◆ Task
Set the lines down again exactly, first line through the line that contains "(0,0) rectangle (1022,378);", with no pictures.

◆ Record list
========================

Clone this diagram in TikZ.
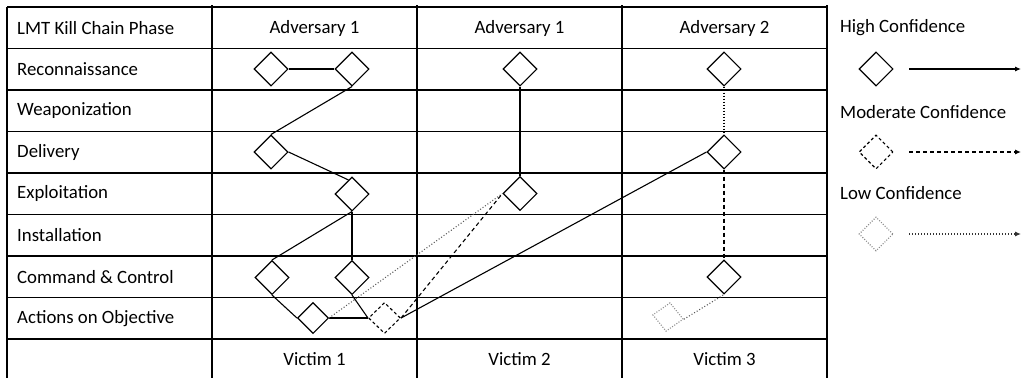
\documentclass[tikz,border=0pt]{standalone}
\usepackage{fontspec}
\setmainfont{Carlito}
\usetikzlibrary{shapes.geometric,calc,arrows.meta}

\begin{document}
\begin{tikzpicture}[x=1pt,y=-1pt,
  txt/.style={inner sep=0pt,font=\fontsize{18.8}{21}\selectfont},
  lbl/.style={txt,anchor=west},
  grid/.style={line width=1.3pt},
  dia/.style={diamond,draw,line width=1.1pt,minimum width=34pt,minimum height=34pt,inner sep=0pt},
  hiconf/.style={dia},
  modconf/.style={dia,dash pattern=on 3pt off 2.5pt},
  lowconf/.style={dia,draw=black!45,dash pattern=on 1pt off 1.6pt},
  hiline/.style={line width=1.1pt},
  modline/.style={line width=1.1pt,dash pattern=on 4pt off 3pt},
  lowline/.style={line width=1.1pt,draw=black!65,dash pattern=on 1pt off 2pt},
  tip/.style={-{Latex[length=6pt,width=5pt]}}
]
\useasboundingbox (0,0) rectangle (1022,378);

% table grid
\foreach \y in {7,48.7,90,131.5,173,214.5,256,297.5,339}
  \draw[grid] (7,\y) -- (827,\y);
\draw[grid] (7,7) -- (7,378);
\foreach \x in {212,417,622,827}
  \draw[grid] (\x,5) -- (\x,378);

% header row
\node[lbl] (hphase) at (17,28) {LMT Kill Chain Phase};
\node[txt] (hadv1) at (314.5,28) {Adversary 1};
\node[txt] (hadv1b) at (519.5,28) {Adversary 1};
\node[txt] (hadv2) at (724.5,28) {Adversary 2};

% phase labels
\node[lbl] (precon) at (17,69.3) {Reconnaissance};
\node[lbl] (pweap) at (17,110.8) {Weaponization};
\node[lbl] (pdel) at (17,152.3) {Delivery};
\node[lbl] (pexp) at (17,193.8) {Exploitation};
\node[lbl] (pinst) at (17,235.3) {Installation};
\node[lbl] (pcc) at (17,276.8) {Command \& Control};
\node[lbl] (pact) at (17,318.3) {Actions on Objective};

% victim row
\node[txt] (v1) at (314.5,359) {Victim 1};
\node[txt] (v2) at (519.5,359) {Victim 2};
\node[txt] (v3) at (724.5,359) {Victim 3};

% adversary 1, victim 1
\node[hiconf] (reca) at (271,69) {};
\node[hiconf] (recb) at (352,69) {};
\node[hiconf] (dela) at (271,152) {};
\node[hiconf] (expa) at (352,194) {};
\node[hiconf] (cca) at (272,277.5) {};
\node[hiconf] (ccb) at (352,277.5) {};
\node[hiconf,minimum width=31pt,minimum height=31pt] (acta) at (313,318) {};
\node[modconf,minimum width=32pt,minimum height=31pt] (actb) at (384.5,318) {};

% adversary 1, victim 2
\node[hiconf] (recc) at (520,69) {};
\node[hiconf] (expc) at (520,193.5) {};

% adversary 2, victim 3
\node[hiconf] (recd) at (724,69) {};
\node[hiconf] (deld) at (724,152) {};
\node[hiconf] (ccd) at (724,277) {};
\node[lowconf,minimum width=31pt,minimum height=29pt,rotate=-8] (actd) at (668,317) {};

% connectors
\draw[hiline] (reca.east) -- (recb.west);
\draw[hiline] (recb.south) -- (dela.north);
\draw[hiline] (dela.east) -- ($(expa.north)!0.2!(expa.west)$);
\draw[hiline] (expa.south) -- (cca.north);
\draw[hiline] (expa.south) -- (ccb.north);
\draw[hiline] (cca.south) -- (acta.west);
\draw[hiline] (acta.east) -- (actb.west);
\draw[hiline] (ccb.south) -- (actb.west);
\draw[lowline] (acta.east) -- (expc.west);
\draw[modline] (actb.east) -- (expc.west);
\draw[hiline] (actb.east) -- (deld.west);
\draw[hiline] (recc.south) -- (expc.north);
\draw[lowline,draw=black] (recd.south) -- (deld.north);
\draw[modline] (deld.south) -- (ccd.north);
\draw[lowline] (actd.east) -- (ccd.south);

% legend
\node[lbl] (lhigh) at (840,28) {High Confidence};
\node[hiconf] (lhd) at (876,69) {};
\coordinate (lha) at (909,69);
\coordinate (lhb) at (1021,69);
\draw[hiline,tip] (lha) -- (lhb);

\node[lbl] (lmod) at (840,112) {Moderate Confidence};
\node[modconf] (lmd) at (876,152) {};
\coordinate (lma) at (909,152);
\coordinate (lmb) at (1021,152);
\draw[modline,tip] (lma) -- (lmb);

\node[lbl] (llow) at (840,193) {Low Confidence};
\node[lowconf] (lld) at (876,234) {};
\coordinate (lla) at (909,234);
\coordinate (llb) at (1021,234);
\draw[lowline,draw=black!80,tip] (lla) -- (llb);
\end{tikzpicture}
\end{document}
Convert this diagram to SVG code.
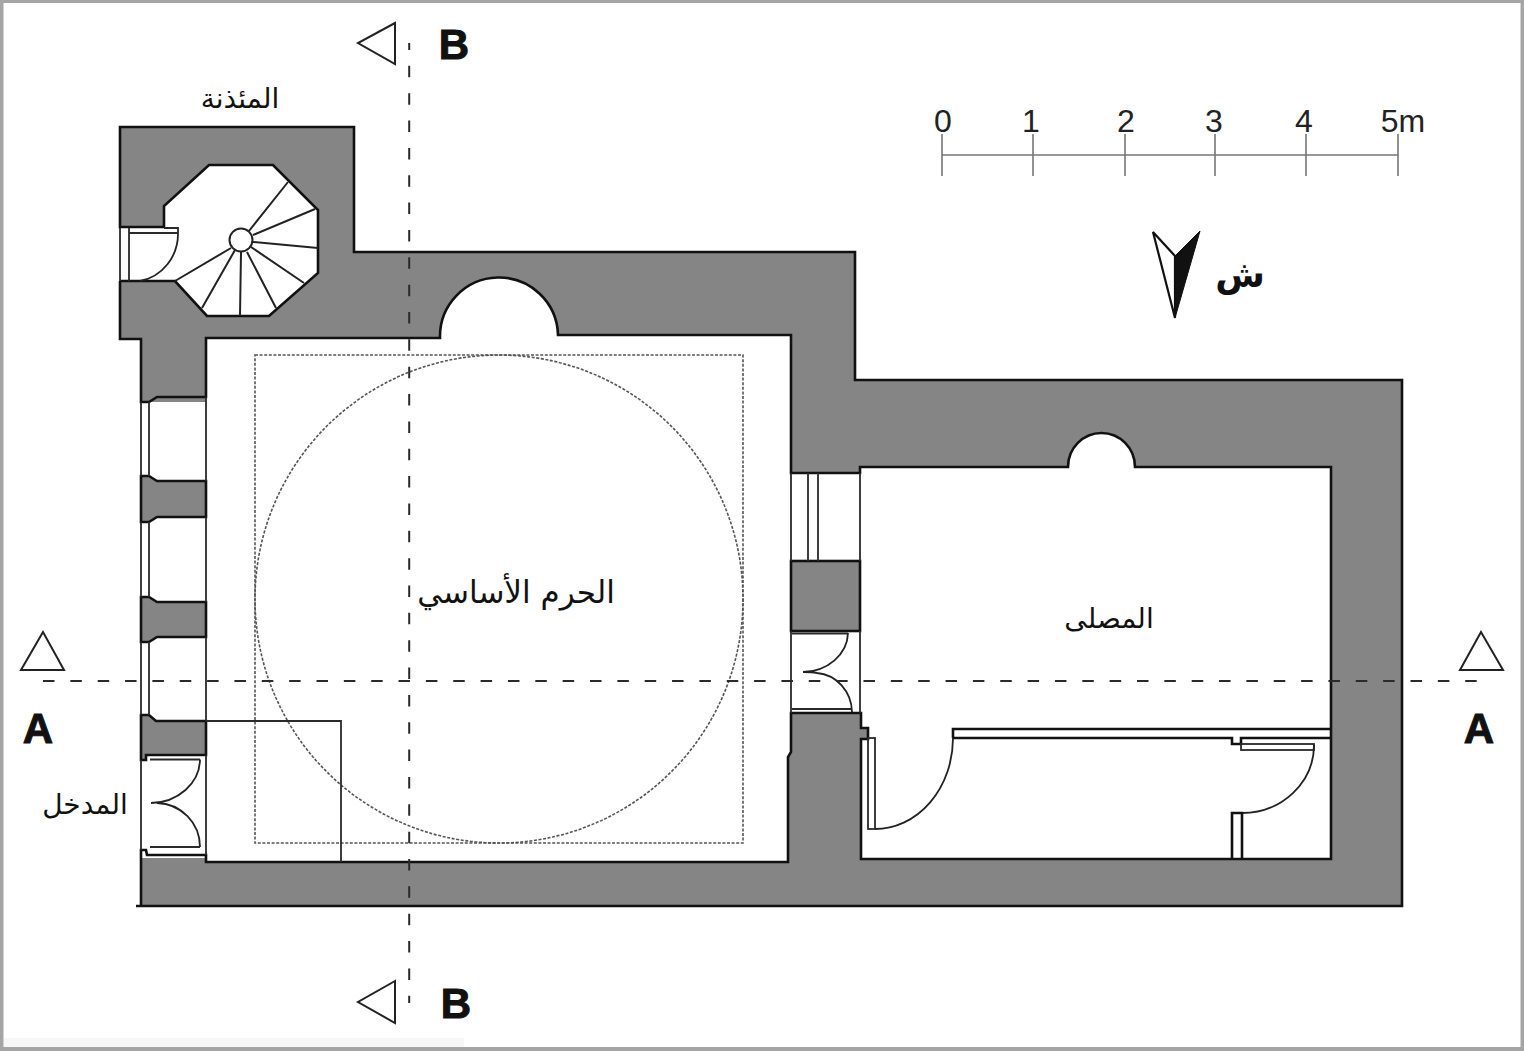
<svg xmlns="http://www.w3.org/2000/svg" width="1524" height="1051" viewBox="0 0 1524 1051">
<style>
.w{fill:none;stroke:#111;stroke-width:2.6;stroke-linejoin:miter}
.t{fill:none;stroke:#2a2a2a;stroke-width:1.8}
.st{fill:none;stroke:#222;stroke-width:2}
.a{fill:none;stroke:#222;stroke-width:1.8}
.g{fill:#858585;stroke:#111;stroke-width:2.6}
.o{fill:#fff;stroke:none}
.d{fill:none;stroke:#555;stroke-width:1.6;stroke-dasharray:3 1.6}
.s{fill:none;stroke:#2a2a2a;stroke-width:2;stroke-dasharray:11.5 15.85}
.m{fill:none;stroke:#777;stroke-width:1.6}
.tri{fill:#fff;stroke:#222;stroke-width:2}
.ar{font-family:"DejaVu Sans",sans-serif;fill:#111;text-anchor:middle}
.lat{font-family:"Liberation Sans",Arial,sans-serif;fill:#222;text-anchor:middle;font-size:32px}
.sec{font-family:"Liberation Sans",Arial,sans-serif;fill:#111;stroke:#111;stroke-width:1;text-anchor:middle;font-size:42px;font-weight:700}
</style>
<rect x="0" y="0" width="1524" height="1051" fill="#a5a5a5"/>
<rect x="3.500" y="3" width="1517" height="1044" fill="#fff"/>
<rect x="4" y="1038" width="460" height="9" fill="#f7f7f7"/>
<g id="walls">
<path fill="#858585" d="M120,127H354V252H855V380H1402V906H141V339H120Z"/>
<path class="o" d="M206,338H440A59,59 0 0 1 558,335H791V473H860V467H1068A33.5,34 0 1 1 1135,467H1331V859H861V739H868V728H861V713H791V752L788,757V862H206V855H147L146,850H141V760H141V402H206Z"/>
<rect class="o" x="139" y="403" width="67" height="455"/>
<path class="o" d="M164,206L209,165H273L318,210V273L269,316H207L175,281H118V227H164Z"/>
<path class="w" d="M164,227V206L209,165H273L318,210V273L269,316H207L175,281H120M120,281V339H141V402H149L157,397H206V338H440A59,59 0 0 1 558,335L562,335H791V473H860V467H1068A33.5,34 0 1 1 1135,467H1331V859H861V739H868V728H861V713H791V752L788,757V862H206V855H147L146,850H141V906M136,906H1402V380H855V252H354V127H120V227H164"/>
<path class="g" d="M141,476H149L157,481H206V517H157L149,522H141Z"/>
<path class="g" d="M141,597H149L157,602H206V637H157L149,642H141Z"/>
<path class="g" d="M141,715H149L156,721H206V755H146V760H141Z"/>
<rect class="g" x="791" y="561" width="69" height="70"/>
<path class="t" d="M141,402V476M149,402V476M141,522V597M149,522V597M141,642V715M149,642V715M141,760V850M206,397V481M206,517V602M206,637V721M206,755V855"/>
<path class="t" d="M791,473V561M860,473V561M808,473V561M818,473V561M791,631V713M860,631V713"/>
</g>
<g id="minaret">
<path class="t" d="M120,228V281M129,228V281M129,233H178M164,228H178V233"/>
<path class="a" d="M178,233A46,48 0 0 1 140,281"/>
<circle cx="241" cy="240" r="11.500" fill="#fff" stroke="#222" stroke-width="2"/>
<path class="st" d="M249,231L288,182M253,235L315,209M253,242L318,248M251,247L304,283M247,252L276,308M241,252L240,316M235,250L202,308M231,248L175,281"/>
</g>
<g id="dome">
<rect class="d" x="255" y="355" width="488" height="488"/>
<circle class="d" cx="499" cy="599" r="244"/>
<path class="t" d="M206,721H341V862"/>
</g>
<g id="doors">
<path class="t" d="M150,759.500H200M150,847H200"/>
<path class="a" d="M200,759.500A50,44 0 0 1 151,803M157,803A44,44 0 0 1 200,847"/>
<path class="t" d="M792,633.500H848M792,709H851"/>
<path class="a" d="M848,633A46,40 0 0 1 803,672C808,672 812,672 817,673A38,40 0 0 1 852,712"/>
<rect class="t" x="868" y="738" width="7" height="91"/>
<path class="a" d="M875,829A78,91 0 0 0 953,738"/>
<path class="w" d="M953,738V729H1331M953,738H1232V744H1241V738H1331"/>
<rect class="t" x="1241" y="744" width="73" height="6"/>
<path class="a" d="M1314,745A72,68 0 0 1 1242,813"/>
<path class="w" d="M1232,859V813H1242V859"/>
</g>
<g id="sections">
<path class="s" d="M43,681H1482"/>
<path class="s" stroke-dashoffset="4.500" d="M409.200,43V1003"/>
<polygon class="tri" points="395,23 358,43 395,64"/>
<polygon class="tri" points="395,981 358,1002 395,1023"/>
<polygon class="tri" points="43,632 21,670 64,670"/>
<polygon class="tri" points="1481,632 1460,670 1503,670"/>
<text class="sec" x="454" y="59">B</text>
<text class="sec" x="456" y="1018">B</text>
<text class="sec" x="38" y="743">A</text>
<text class="sec" x="1479" y="743">A</text>
</g>
<g id="scale">
<path class="m" d="M942,155H1398M942,134V176M1033,134V176M1125,134V176M1215,134V176M1306,134V176M1398,134V176"/>
<text class="lat" x="943" y="132">0</text>
<text class="lat" x="1031" y="132">1</text>
<text class="lat" x="1126" y="132">2</text>
<text class="lat" x="1214" y="132">3</text>
<text class="lat" x="1304" y="132">4</text>
<text class="lat" x="1403" y="132">5m</text>
</g>
<g id="north">
<path fill="#fff" stroke="#111" stroke-width="2.200" d="M1153,232L1175,256V318Z"/>
<path fill="#111" stroke="#111" d="M1200,231L1175,256V318Z"/>
<text class="ar" x="1240" y="287" font-size="36" font-weight="700">ش</text>
</g>
<g id="labels">
<text class="ar" x="240" y="108" font-size="28">المئذنة</text>
<text class="ar" x="516" y="603" font-size="31">الحرم الأساسي</text>
<text class="ar" x="1109" y="628" font-size="28">المصلى</text>
<text class="ar" x="85" y="814" font-size="28">المدخل</text>
</g>
</svg>
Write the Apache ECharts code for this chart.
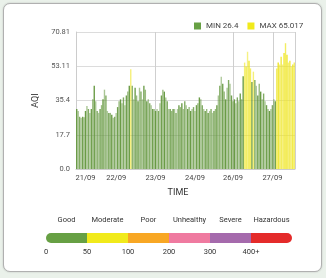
<!DOCTYPE html>
<html>
<head>
<meta charset="utf-8">
<script src="https://cdn.jsdelivr.net/npm/echarts@6/dist/echarts.min.js"></script>
<style>
  html, body { margin: 0; padding: 0; background: #eaf1ea; }
  #card {
    position: absolute; left: 3px; top: 3px; width: 317px; height: 267px;
    background: #fff; border: 1px solid #b0b0b0; border-radius: 7px;
    box-shadow: 0 0 2px rgba(0, 0, 0, 0.2);
  }
  #chart { position: absolute; left: 0; top: 0; width: 326px; height: 278px; }
</style>
</head>
<body>
<div id="card"></div>
<div id="chart"></div>
<script>
// hourly AQI readings
const aqi = [
  31, 30, 27, 26.4, 27, 26.8, 30, 32.5, 31, 29,
  31, 36, 43, 35, 30, 29, 31, 33, 36, 41,
  38, 30, 29, 29, 28, 26.5, 27, 29, 32, 35,
  36, 34, 37, 33, 38, 40, 43, 51.5, 43, 36,
  42, 38, 35, 42, 40, 36, 43, 41, 35, 36,
  34, 33, 31, 31, 30, 31, 30, 34, 38, 41,
  40, 37, 35, 31, 31, 30, 31, 31, 29, 31,
  33, 32, 34, 31, 35, 33, 31, 32, 30, 31,
  32, 30, 33, 34, 37, 36, 33, 31, 30, 31,
  29, 30, 31, 29, 30, 31, 33, 38, 43, 47.7,
  44, 40, 36, 42, 46, 44, 38, 35, 36, 34,
  37, 35, 39, 36, 48, 55, 53, 60.6, 56, 52,
  45, 50.3, 46, 43, 38, 44, 40, 36, 39, 35,
  33, 31, 30, 31, 33, 36, 35, 52, 55, 54,
  58, 54, 60, 65.017, 59, 55, 56, 53, 54, 55
];
const categories = aqi.map((v, i) => String(i));
const xTickIndex = [6, 27, 54, 81, 107, 134];
const xTickLabels = ["21/09", "22/09", "23/09", "24/09", "26/09", "27/09"];
const dayLineIndex = [54, 108, 135];
const yTickLabels = ["0.0", "17.7", "35.4", "53.11", "70.81"];
const yMax = 70.81;
const threshold = 50;

const scaleNames = ["Good", "Moderate", "Poor", "Unhealthy", "Severe", "Hazardous"];
const scaleBreaks = ["0", "50", "100", "200", "300", "400+"];
const scaleColors = ["#67a044", "#f1ea1b", "#f8a724", "#ef7aa0", "#a56aac", "#e42b2a"];

const greenShades = ["rgba(98,150,60,0.95)", "rgba(98,150,60,0.55)", "rgba(98,150,60,0.8)",
  "rgba(98,150,60,0.5)", "rgba(98,150,60,0.9)", "rgba(98,150,60,0.65)"];
const yellowShades = ["rgba(238,229,30,0.95)", "rgba(238,229,30,0.6)", "rgba(238,229,30,0.85)",
  "rgba(238,229,30,0.55)", "rgba(238,229,30,0.9)", "rgba(238,229,30,0.7)"];

const minName = "MIN " + Math.min(...aqi);
const maxName = "MAX " + Math.max(...aqi);
const low = aqi.map((v) => (v < threshold ? v : "-"));
const high = aqi.map((v) => (v >= threshold ? v : "-"));

const font = "Roboto";
const chart = echarts.init(document.getElementById("chart"));

const scaleSeries = scaleNames.map((name, i) => ({
  name: name,
  type: "bar",
  stack: "scale",
  xAxisIndex: 1,
  yAxisIndex: 1,
  barWidth: 10,
  data: [1],
  itemStyle: {
    color: scaleColors[i],
    borderRadius: i === 0 ? [5, 0, 0, 5] : i === scaleNames.length - 1 ? [0, 5, 5, 0] : 0,
  },
  label: {
    show: true,
    position: "top",
    distance: 9,
    formatter: name,
    fontFamily: font,
    fontSize: 7.5,
    color: "#333",
  },
}));

chart.setOption({
  animation: false,
  legend: {
    data: [
      { name: minName, itemStyle: { color: "#67a044" } },
      { name: maxName, itemStyle: { color: "#f1ea1b" } },
    ],
    left: 194,
    top: 22,
    padding: 0,
    icon: "rect",
    itemWidth: 7,
    itemHeight: 7,
    itemGap: 9,
    textStyle: { fontFamily: font, fontSize: 8, color: "#444" },
  },
  grid: [
    { left: 76, right: 31, top: 32, bottom: 109 },
    { left: 46, width: 246, top: 233, height: 10 },
  ],
  xAxis: [
    {
      type: "category",
      data: categories,
      name: "TIME",
      nameLocation: "middle",
      nameGap: 19,
      nameTextStyle: { fontFamily: font, fontSize: 9, color: "#333", padding: [0, 15, 0, 0] },
      axisLine: { lineStyle: { color: "#ccc" } },
      axisTick: { show: false },
      axisLabel: {
        interval: (idx) => xTickIndex.includes(idx),
        formatter: (v, idx) => xTickLabels[xTickIndex.indexOf(Number(v))] || "",
        fontFamily: font,
        fontSize: 7.5,
        color: "#444",
        margin: 5,
      },
      splitLine: {
        show: true,
        interval: (idx) => dayLineIndex.includes(idx),
        lineStyle: { color: "#cfcfcf" },
      },
    },
    {
      type: "value",
      gridIndex: 1,
      min: 0,
      max: scaleNames.length,
      interval: 1,
      axisLine: { show: false },
      axisTick: { show: false },
      splitLine: { show: false },
      axisLabel: {
        formatter: (v) => scaleBreaks[v] || "",
        fontFamily: font,
        fontSize: 7.5,
        color: "#333",
        margin: 5,
      },
    },
  ],
  yAxis: [
    {
      type: "value",
      min: 0,
      max: yMax,
      interval: yMax / 4,
      name: "AQI",
      nameLocation: "middle",
      nameGap: 26,
      nameTextStyle: { fontFamily: font, fontSize: 9, color: "#333" },
      axisLine: { show: true, lineStyle: { color: "#ccc" } },
      axisTick: { show: false },
      axisLabel: {
        formatter: (v, idx) => yTickLabels[idx],
        fontFamily: font,
        fontSize: 7.5,
        color: "#555",
        margin: 6,
      },
      splitLine: { lineStyle: { color: "#dcdcdc" } },
    },
    {
      type: "category",
      gridIndex: 1,
      data: ["scale"],
      show: false,
    },
  ],
  series: [
    {
      name: minName,
      type: "bar",
      data: low,
      barGap: "-100%",
      barCategoryGap: "5%",
      itemStyle: { color: (p) => greenShades[p.dataIndex % greenShades.length] },
    },
    {
      name: maxName,
      type: "bar",
      data: high,
      barGap: "-100%",
      barCategoryGap: "5%",
      itemStyle: { color: (p) => yellowShades[p.dataIndex % yellowShades.length] },
    },
    ...scaleSeries,
  ],
});
</script>
</body>
</html>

========================

◆ Correct answer
Clone this diagram in TikZ.
\documentclass[tikz,border=0pt]{standalone}
\usepackage{fontspec}
\setmainfont{Carlito}
\usetikzlibrary{shapes.geometric,calc,arrows.meta}

\begin{document}
\begin{tikzpicture}[x=1pt,y=-1pt,
  txt/.style={inner sep=0pt,font=\fontsize{18.8}{21}\selectfont},
  lbl/.style={txt,anchor=west},
  grid/.style={line width=1.3pt},
  dia/.style={diamond,draw,line width=1.1pt,minimum width=34pt,minimum height=34pt,inner sep=0pt},
  hiconf/.style={dia},
  modconf/.style={dia,dash pattern=on 3pt off 2.5pt},
  lowconf/.style={dia,draw=black!45,dash pattern=on 1pt off 1.6pt},
  hiline/.style={line width=1.1pt},
  modline/.style={line width=1.1pt,dash pattern=on 4pt off 3pt},
  lowline/.style={line width=1.1pt,draw=black!65,dash pattern=on 1pt off 2pt},
  tip/.style={-{Latex[length=6pt,width=5pt]}}
]
\useasboundingbox (0,0) rectangle (1022,378);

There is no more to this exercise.